Mestre em literatura, o professor de filosofia Alex Domingos, de 32 anos, levou dois livros para o festival, o primeiro de 2017 “Absurdidade Poética” e “Entre Abismos”, publicado em 2019. No evento, as obras foram vendidas a R$ 10.
Domingos é morador da Vila Santo Eugênio e mergulha na poesia como libertação. “Não trabalho com temas específicos, são temas abertos, cada capítulo fala de uma coisa, mas eles estão todos ligados com o tema cotidiano. O primeiro livro, por exemplo, é composto por poesias e ensaio filosófico. Minhas poesias são uma fuga da Academia, uma escrita mais fluída, mais solta e mais livre”, explicou.

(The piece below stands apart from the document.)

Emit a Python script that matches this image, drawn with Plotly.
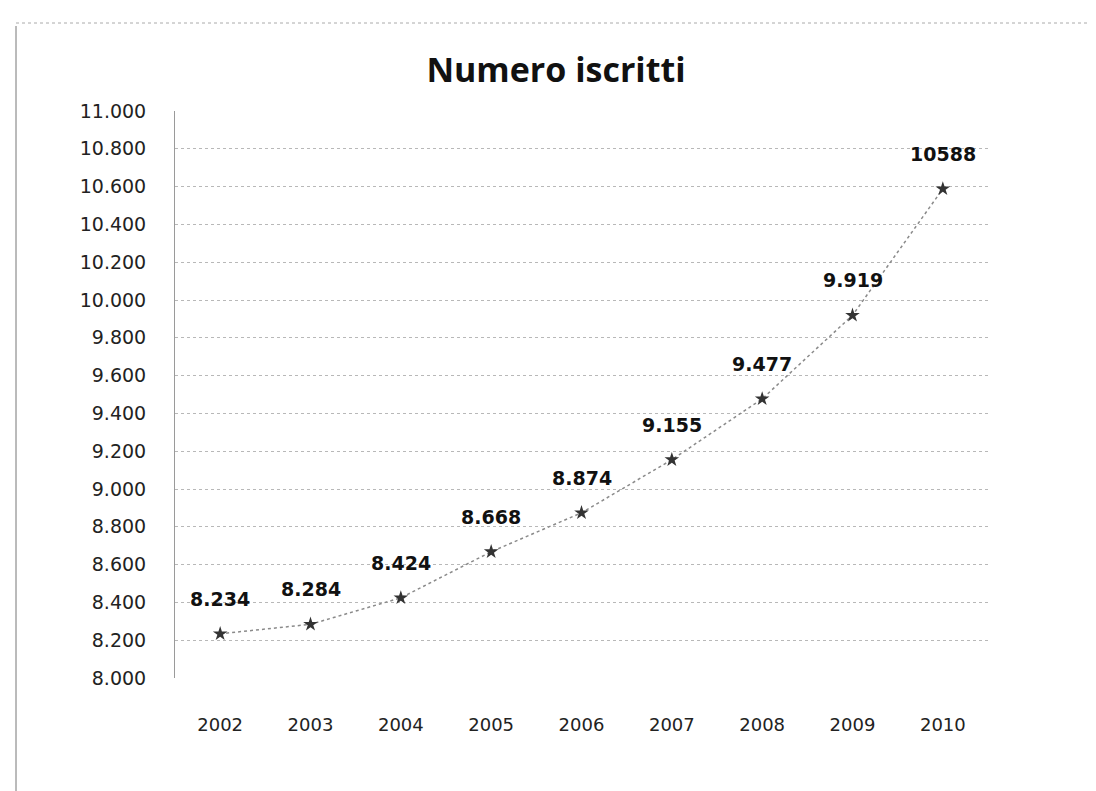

Para o professor tudo que é Centro tem maior visibilidade e a Favela Literária prova que a periferia também faz poesia. “É muito difícil um escritor de periferia ter o trabalho levado em conta. Há o preconceito de que morador da favela não escreve e que seria algo destinado à elite. Mas estamos começando a mostrar a cara e provar que a favela também faz poesia”, frisou.
A pedagoga e escritora Vilma Eva, de 34 anos, levou seu livro “Incômoda”, inspirado na vida da poetisa Emily Dickinson, e divido em seis gavetas temáticas.
“A estrutura dele foi pensada na vida da poetisa Emily Dickinson, que era uma mulher extremamente feminista, mas dentro da realidade dela no século 19. Elsa acabou ficou enclausurada em casa, sem sair até do quarto, por não conseguir se encontrar na sociedade dela. O livro é uma menção a história dela, no intuito de dizer que toda mulher que se impõe na sociedade é considerada “incomoda” e, claro, no sentido de estar em “cômodas” por os poemas dela foram guardados na cômoda do quarto dela”, explica.
Moradora do Bairro Piratininga, Vilma pontua que finalmente os escritores ganham visibilidade. “Eu penso que a gente está fazendo agora, o que o Sérgio Vaz faz em São Paulo há muito tempo, que é tirar a literatura do pedestal que a colocam e beijando os pés da comunidade, como ele mesmo diz. Eu acho de uma importância enorme, porque tem muitos escritores que nem mostram suas produções e um evento como esse dá visibilidade para todos”, garante.